» **GIVEN REQUEST**: Quote every line as written. Omit pictures.
◇ ◇ ◇
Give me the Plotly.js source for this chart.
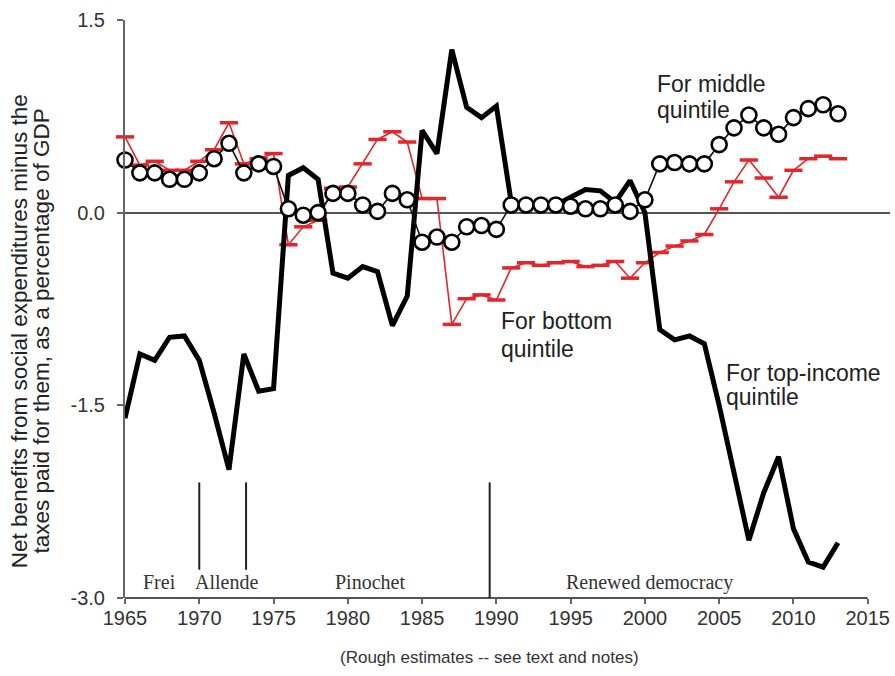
<!DOCTYPE html>
<html>
<head>
<meta charset="utf-8">
<script src="https://cdn.plot.ly/plotly-3.0.1.min.js"></script>
<style>html,body{margin:0;padding:0;background:#fff;}#chart{width:895px;height:676px;}</style>
</head>
<body>
<div id="chart"></div>
<script>
const years = [1965,1966,1967,1968,1969,1970,1971,1972,1973,1974,1975,1976,1977,1978,1979,1980,1981,1982,1983,1984,1985,1986,1987,1988,1989,1990,1991,1992,1993,1994,1995,1996,1997,1998,1999,2000,2001,2002,2003,2004,2005,2006,2007,2008,2009,2010,2011,2012,2013];

const topQuintile = [-1.60,-1.10,-1.15,-0.97,-0.96,-1.15,-1.56,-2.00,-1.10,-1.39,-1.37,0.29,0.35,0.26,-0.47,-0.51,-0.42,-0.46,-0.88,-0.65,0.64,0.46,1.27,0.82,0.74,0.83,0.08,0.06,0.06,0.06,0.12,0.18,0.17,0.08,0.25,0.00,-0.91,-0.99,-0.96,-1.02,-1.50,-2.03,-2.55,-2.18,-1.90,-2.46,-2.72,-2.76,-2.57];

const middleQuintile = [0.41,0.31,0.31,0.26,0.26,0.31,0.42,0.54,0.31,0.38,0.36,0.03,-0.02,0.00,0.15,0.15,0.06,0.01,0.15,0.10,-0.23,-0.19,-0.23,-0.11,-0.10,-0.13,0.06,0.06,0.06,0.06,0.05,0.03,0.03,0.06,0.01,0.10,0.38,0.39,0.38,0.38,0.53,0.66,0.76,0.66,0.61,0.74,0.81,0.84,0.77];

const bottomQuintile = [0.59,0.37,0.40,0.33,0.33,0.40,0.49,0.70,0.38,0.42,0.46,-0.25,-0.11,-0.06,0.19,0.20,0.38,0.57,0.63,0.55,0.11,0.11,-0.87,-0.67,-0.64,-0.68,-0.43,-0.39,-0.41,-0.39,-0.38,-0.42,-0.41,-0.38,-0.51,-0.39,-0.31,-0.26,-0.22,-0.17,0.03,0.24,0.41,0.27,0.12,0.33,0.42,0.44,0.42];

const xTicks = [1965,1970,1975,1980,1985,1990,1995,2000,2005,2010,2015];
const yTickVals = [1.5,0,-1.5,-3];
const yTickText = ['1.5','0.0','-1.5','-3.0'];

const eraNames = ['Frei','Allende','Pinochet','Renewed democracy'];
const eraCenters = [1967.3,1971.8,1981.5,2000.3];
const eraBreaks = [1970,1973.15,1989.55];

const RED = '#e3262b';
const SANS = '"Liberation Sans", Arial, Helvetica, sans-serif';
const SERIF = '"Liberation Serif", "Times New Roman", serif';

const traces = [
  {x: years, y: bottomQuintile, type: 'scatter', mode: 'lines+markers', cliponaxis: false,
   line: {color: RED, width: 1.6},
   marker: {symbol: 'line-ew', size: 13, line: {color: RED, width: 3.5}}},
  {x: years, y: topQuintile, type: 'scatter', mode: 'lines', cliponaxis: false,
   line: {color: '#000', width: 5, join: 'miter'}},
  {x: years, y: middleQuintile, type: 'scatter', mode: 'lines+markers', cliponaxis: false,
   line: {color: '#111', width: 1.6},
   marker: {symbol: 'circle', size: 15, color: '#fff', line: {color: '#000', width: 2.6}}}
];

const shapes = [
  {type: 'line', xref: 'paper', yref: 'paper', x0: 0, x1: 50/51.5, y0: 0, y1: 0,
   line: {color: '#555', width: 2}}
];
eraBreaks.forEach((b, i) => {
  shapes.push({type: 'line', xref: 'x', yref: 'y', x0: b, x1: b, y0: -2.10, y1: i === 2 ? -3.0 : -2.78,
    line: {color: '#222', width: 2}});
});

const annotations = [];
eraNames.forEach((n, i) => {
  annotations.push({x: eraCenters[i], y: -2.877, xref: 'x', yref: 'y', text: n, showarrow: false,
    xanchor: 'center', yanchor: 'middle', font: {family: SERIF, size: 20, color: '#333'}});
});
const lbl = (x, y, t) => ({x: x, y: y, xref: 'x', yref: 'y', text: t, showarrow: false,
  xanchor: 'left', yanchor: 'middle', align: 'left', font: {family: SANS, size: 23, color: '#222'}});
annotations.push(lbl(2000.7, 1.00, 'For middle'));
annotations.push(lbl(2000.7, 0.80, 'quintile'));
annotations.push(lbl(1990.2, -0.84, 'For bottom'));
annotations.push(lbl(1990.2, -1.065, 'quintile'));
annotations.push(lbl(2005.3, -1.245, 'For top-income'));
annotations.push(lbl(2005.3, -1.435, 'quintile'));

annotations.push({xref: 'paper', yref: 'paper', x: -0.137, y: 0.462, textangle: -90, showarrow: false,
  text: 'Net benefits from social expenditures minus the', xanchor: 'center', yanchor: 'middle',
  font: {family: SANS, size: 22.5, color: '#222'}});
annotations.push({xref: 'paper', yref: 'paper', x: -0.109, y: 0.462, textangle: -90, showarrow: false,
  text: 'taxes paid for them, as a percentage of GDP', xanchor: 'center', yanchor: 'middle',
  font: {family: SANS, size: 22.5, color: '#222'}});
annotations.push({xref: 'paper', yref: 'paper', x: 0.477, y: -0.103, showarrow: false,
  text: '(Rough estimates -- see text and notes)', xanchor: 'center', yanchor: 'middle',
  font: {family: SANS, size: 17, color: '#333'}});

const layout = {
  width: 895, height: 676,
  margin: {l: 125, r: 5, t: 20, b: 78, pad: 0},
  paper_bgcolor: '#fff', plot_bgcolor: '#fff',
  showlegend: false,
  font: {family: SANS, color: '#333'},
  xaxis: {range: [1965, 2016.5], tickvals: xTicks, ticktext: xTicks.map(String),
    showgrid: false, zeroline: false, showline: false,
    ticks: 'outside', ticklen: 5, tickwidth: 2, tickcolor: '#666',
    ticklabelstandoff: -3,
    tickfont: {family: SANS, size: 20, color: '#333'}},
  yaxis: {range: [-3, 1.5], tickvals: yTickVals, ticktext: yTickText,
    showgrid: false, zeroline: true, zerolinecolor: '#555', zerolinewidth: 2,
    showline: true, linecolor: '#666', linewidth: 2,
    ticks: 'outside', ticklen: 6, tickwidth: 2, tickcolor: '#666',
    ticklabelstandoff: 8,
    tickfont: {family: SANS, size: 20, color: '#333'}},
  shapes: shapes,
  annotations: annotations
};

Plotly.newPlot('chart', traces, layout, {staticPlot: true, displayModeBar: false});
</script>
</body>
</html>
◇ ◇ ◇
» **ANSWER TO THIS PROBLEM**:
Give me the Plotly.js source for this chart.
<!DOCTYPE html>
<html>
<head>
<meta charset="utf-8">
<script src="https://cdn.plot.ly/plotly-3.0.1.min.js"></script>
<style>html,body{margin:0;padding:0;background:#fff;}#chart{width:895px;height:676px;}</style>
</head>
<body>
<div id="chart"></div>
<script>
const years = [1965,1966,1967,1968,1969,1970,1971,1972,1973,1974,1975,1976,1977,1978,1979,1980,1981,1982,1983,1984,1985,1986,1987,1988,1989,1990,1991,1992,1993,1994,1995,1996,1997,1998,1999,2000,2001,2002,2003,2004,2005,2006,2007,2008,2009,2010,2011,2012,2013];

const topQuintile = [-1.60,-1.10,-1.15,-0.97,-0.96,-1.15,-1.56,-2.00,-1.10,-1.39,-1.37,0.29,0.35,0.26,-0.47,-0.51,-0.42,-0.46,-0.88,-0.65,0.64,0.46,1.27,0.82,0.74,0.83,0.08,0.06,0.06,0.06,0.12,0.18,0.17,0.08,0.25,0.00,-0.91,-0.99,-0.96,-1.02,-1.50,-2.03,-2.55,-2.18,-1.90,-2.46,-2.72,-2.76,-2.57];

const middleQuintile = [0.41,0.31,0.31,0.26,0.26,0.31,0.42,0.54,0.31,0.38,0.36,0.03,-0.02,0.00,0.15,0.15,0.06,0.01,0.15,0.10,-0.23,-0.19,-0.23,-0.11,-0.10,-0.13,0.06,0.06,0.06,0.06,0.05,0.03,0.03,0.06,0.01,0.10,0.38,0.39,0.38,0.38,0.53,0.66,0.76,0.66,0.61,0.74,0.81,0.84,0.77];

const bottomQuintile = [0.59,0.37,0.40,0.33,0.33,0.40,0.49,0.70,0.38,0.42,0.46,-0.25,-0.11,-0.06,0.19,0.20,0.38,0.57,0.63,0.55,0.11,0.11,-0.87,-0.67,-0.64,-0.68,-0.43,-0.39,-0.41,-0.39,-0.38,-0.42,-0.41,-0.38,-0.51,-0.39,-0.31,-0.26,-0.22,-0.17,0.03,0.24,0.41,0.27,0.12,0.33,0.42,0.44,0.42];

const xTicks = [1965,1970,1975,1980,1985,1990,1995,2000,2005,2010,2015];
const yTickVals = [1.5,0,-1.5,-3];
const yTickText = ['1.5','0.0','-1.5','-3.0'];

const eraNames = ['Frei','Allende','Pinochet','Renewed democracy'];
const eraCenters = [1967.3,1971.8,1981.5,2000.3];
const eraBreaks = [1970,1973.15,1989.55];

const RED = '#e3262b';
const SANS = '"Liberation Sans", Arial, Helvetica, sans-serif';
const SERIF = '"Liberation Serif", "Times New Roman", serif';

const traces = [
  {x: years, y: bottomQuintile, type: 'scatter', mode: 'lines+markers', cliponaxis: false,
   line: {color: RED, width: 1.6},
   marker: {symbol: 'line-ew', size: 13, line: {color: RED, width: 3.5}}},
  {x: years, y: topQuintile, type: 'scatter', mode: 'lines', cliponaxis: false,
   line: {color: '#000', width: 5, join: 'miter'}},
  {x: years, y: middleQuintile, type: 'scatter', mode: 'lines+markers', cliponaxis: false,
   line: {color: '#111', width: 1.6},
   marker: {symbol: 'circle', size: 15, color: '#fff', line: {color: '#000', width: 2.6}}}
];

const shapes = [
  {type: 'line', xref: 'paper', yref: 'paper', x0: 0, x1: 50/51.5, y0: 0, y1: 0,
   line: {color: '#555', width: 2}}
];
eraBreaks.forEach((b, i) => {
  shapes.push({type: 'line', xref: 'x', yref: 'y', x0: b, x1: b, y0: -2.10, y1: i === 2 ? -3.0 : -2.78,
    line: {color: '#222', width: 2}});
});

const annotations = [];
eraNames.forEach((n, i) => {
  annotations.push({x: eraCenters[i], y: -2.877, xref: 'x', yref: 'y', text: n, showarrow: false,
    xanchor: 'center', yanchor: 'middle', font: {family: SERIF, size: 20, color: '#333'}});
});
const lbl = (x, y, t) => ({x: x, y: y, xref: 'x', yref: 'y', text: t, showarrow: false,
  xanchor: 'left', yanchor: 'middle', align: 'left', font: {family: SANS, size: 23, color: '#222'}});
annotations.push(lbl(2000.7, 1.00, 'For middle'));
annotations.push(lbl(2000.7, 0.80, 'quintile'));
annotations.push(lbl(1990.2, -0.84, 'For bottom'));
annotations.push(lbl(1990.2, -1.065, 'quintile'));
annotations.push(lbl(2005.3, -1.245, 'For top-income'));
annotations.push(lbl(2005.3, -1.435, 'quintile'));

annotations.push({xref: 'paper', yref: 'paper', x: -0.137, y: 0.462, textangle: -90, showarrow: false,
  text: 'Net benefits from social expenditures minus the', xanchor: 'center', yanchor: 'middle',
  font: {family: SANS, size: 22.5, color: '#222'}});
annotations.push({xref: 'paper', yref: 'paper', x: -0.109, y: 0.462, textangle: -90, showarrow: false,
  text: 'taxes paid for them, as a percentage of GDP', xanchor: 'center', yanchor: 'middle',
  font: {family: SANS, size: 22.5, color: '#222'}});
annotations.push({xref: 'paper', yref: 'paper', x: 0.477, y: -0.103, showarrow: false,
  text: '(Rough estimates -- see text and notes)', xanchor: 'center', yanchor: 'middle',
  font: {family: SANS, size: 17, color: '#333'}});

const layout = {
  width: 895, height: 676,
  margin: {l: 125, r: 5, t: 20, b: 78, pad: 0},
  paper_bgcolor: '#fff', plot_bgcolor: '#fff',
  showlegend: false,
  font: {family: SANS, color: '#333'},
  xaxis: {range: [1965, 2016.5], tickvals: xTicks, ticktext: xTicks.map(String),
    showgrid: false, zeroline: false, showline: false,
    ticks: 'outside', ticklen: 5, tickwidth: 2, tickcolor: '#666',
    ticklabelstandoff: -3,
    tickfont: {family: SANS, size: 20, color: '#333'}},
  yaxis: {range: [-3, 1.5], tickvals: yTickVals, ticktext: yTickText,
    showgrid: false, zeroline: true, zerolinecolor: '#555', zerolinewidth: 2,
    showline: true, linecolor: '#666', linewidth: 2,
    ticks: 'outside', ticklen: 6, tickwidth: 2, tickcolor: '#666',
    ticklabelstandoff: 8,
    tickfont: {family: SANS, size: 20, color: '#333'}},
  shapes: shapes,
  annotations: annotations
};

Plotly.newPlot('chart', traces, layout, {staticPlot: true, displayModeBar: false});
</script>
</body>
</html>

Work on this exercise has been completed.